Trial and Depth of Repeat
One of the key elements of the long-term effect measure is Trial and Depth of Repeat.

In the current study, all purchases were identified by their (household) behavior in the per-period (commonly one year but could be defined longer or shorter depending on brand specifics and data availability). If a household had not purchased the brand within one year prior to the purchase, that household was identified as “Never Bought.” When that household purchased the brand for the first time, the purchase was labeled as “T” for Trial.

Among current brand consumers (those households not classified as “Never Bought”), the number of consecutive category purchases where the brand was bought was counted. This could be thought of as counting the length of the brand’s “winning streak.” Trial and Depth of Repeat was selected as the measure to use for long-term effects among a long list of possible measures of a household’s loyalty to a brand. Trial and Depth of Repeat exhibited the highest discrimination of average dollars spent per future week; the higher the Trial and Depth of Repeat, the higher the future brand sales (See Figure 1). The researchers selected household purchases that were influenced by advertising and ran the average dollars spent on the brand by each household across the entire one-year post-period, starting with the influenced purchase.
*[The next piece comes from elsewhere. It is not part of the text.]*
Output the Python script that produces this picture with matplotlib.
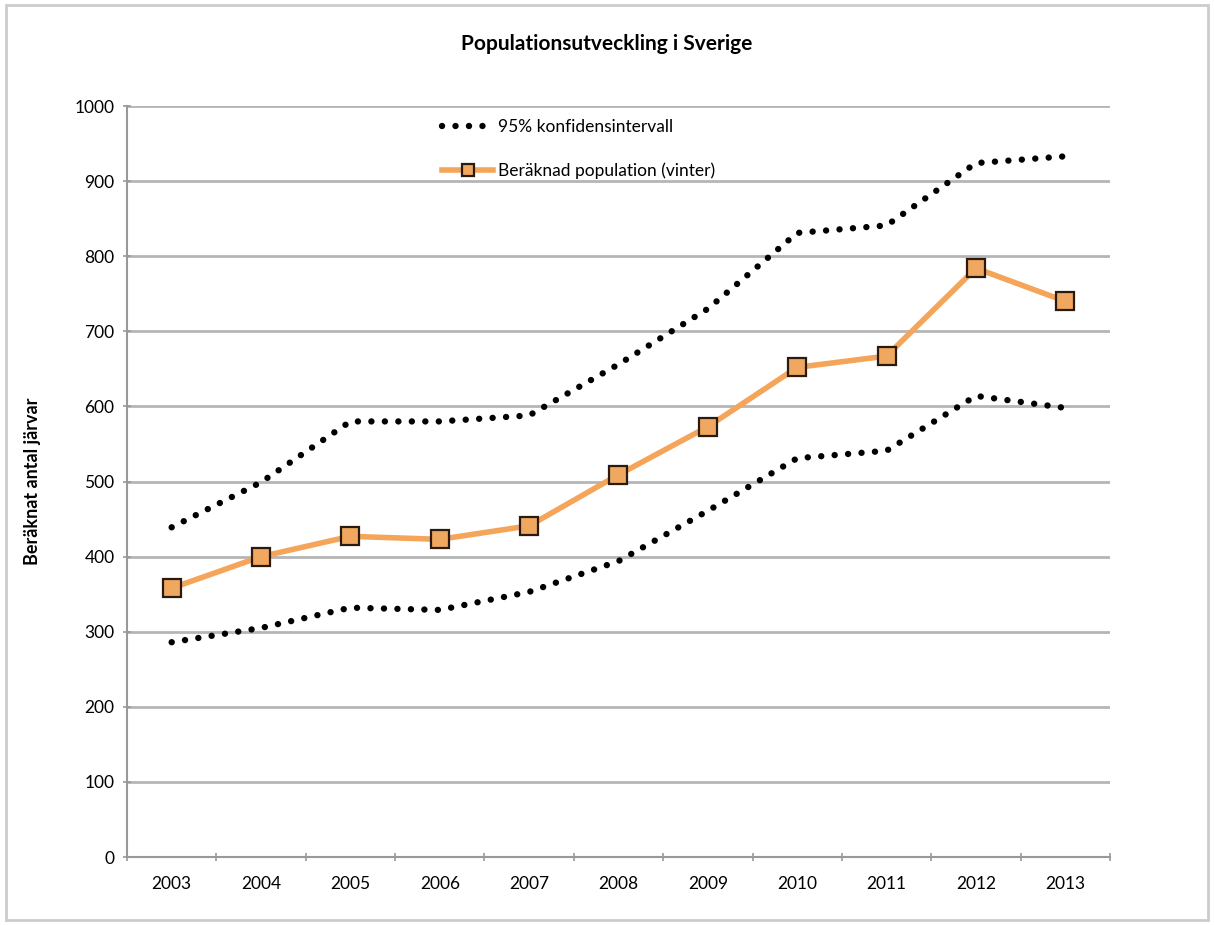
import matplotlib.pyplot as plt
import numpy as np

years = ['2003', '2004', '2005', '2006', '2007', '2008', '2009', '2010', '2011', '2012', '2013']
population = [358, 400, 427, 423, 441, 509, 573, 652, 667, 784, 740]
upper = [439, 499, 580, 580, 588, 656, 730, 831, 841, 924, 933]
lower = [286, 305, 332, 329, 353, 394, 461, 531, 541, 614, 598]

plt.rcParams['font.family'] = ['Lato', 'DejaVu Sans']

fig = plt.figure(figsize=(12.14, 9.25), dpi=100)
ax = fig.add_axes([0.1046, 0.0735, 0.8097, 0.8119])

x = np.arange(len(years))

dots = (0, (0.01, 2.1))
ax.plot(x, upper, color='black', linestyle=dots, linewidth=4.6,
        dash_capstyle='round', label='95% konfidensintervall')
ax.plot(x, lower, color='black', linestyle=dots, linewidth=4.6,
        dash_capstyle='round')
ax.plot(x, population, color='#f5a55a', linewidth=4, marker='s', markersize=12.5,
        markerfacecolor='#f0a860', markeredgecolor='#2a1a10', markeredgewidth=1.6,
        label='Beräknad population (vinter)')

ax.set_xlim(-0.5, len(years) - 0.5)
ax.set_ylim(0, 1000)
ax.set_yticks(range(0, 1001, 100))
ax.set_xticks(x)
ax.set_xticklabels(years)
ax.set_xticks(np.arange(-0.5, len(years)), minor=True)
ax.tick_params(axis='x', which='major', length=0, pad=14, labelsize=12.5)
ax.tick_params(axis='x', which='minor', length=6, color='#999999', width=1.2, direction='inout')
ax.tick_params(axis='y', length=6, color='#999999', width=1.2, direction='inout', labelsize=12.5, pad=6)

ax.grid(axis='y', color='#b5b5b5', linewidth=2)
ax.set_axisbelow(True)
for s in ['top', 'right']:
    ax.spines[s].set_visible(False)
for s in ['left', 'bottom']:
    ax.spines[s].set_color('#999999')
    ax.spines[s].set_linewidth(1.5)

ax.set_ylabel('Beräknat antal järvar', fontsize=13, fontweight='bold', labelpad=24)
fig.text(0.5, 0.952, 'Populationsutveckling i Sverige', ha='center', va='center',
         fontsize=15, fontweight='bold')

ax.legend(loc='upper left', bbox_to_anchor=(0.305, 1.003), frameon=False, fontsize=12.5,
          handlelength=2.9, handletextpad=0.3, labelspacing=1.55, markerscale=0.65)

fig.patches.append(plt.Rectangle((0.005, 0.005), 0.99, 0.99, transform=fig.transFigure,
                                 fill=False, edgecolor='#cccccc', linewidth=2))

fig.savefig('out.png', dpi=100)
Actual sales in the 52-week post-campaign period among households that had “Never Bought” in the prior year or the influenced week were $9.19. The post-period dollars for households that made a “Trial” purchase in the week influenced by advertising was $13.72, compared to $16.75 for “Zero-Switchers.” A “Zero” Trial and Depth of Repeat is a purchase in which the consumer did not buy the brand the previous time but did buy it during the influenced purchase, and is thus labeled a “Switcher”. These average dollars per household were very low compared to the higher Trial and Depth of Repeat ranges of 20+ with $575 average dollars per household .

Although the dollars per household were low among the least loyal, that is where most of the households and actual purchase dollars were. For the brand cited in the analysis above and most brands analyzed in the current study, the majority of dollars and households were among the very light switchers (consumers who switched brands). Trial purchases in the post-period were $495,396 for 29,579 households for “Zero-Switchers,” but the numbers declined from there. With, on average, fewer than 2,000 households for every other Trial and Depth of Repeat, trial purchases accounted for just $22,257, on average (See Figure 2), with the range demonstrated as follows:

Trial and Depth of Repeat 1: trial purchases accounted for $102,526;

Trial and Depth of Repeat 2: trial purchases accounted for $49,014 (less than 10 percent of “Zero-Switchers”); and

Trial and Depth of Repeat 3: trial purchases continued to drop dramatically to $25,530, and declined further thereafter.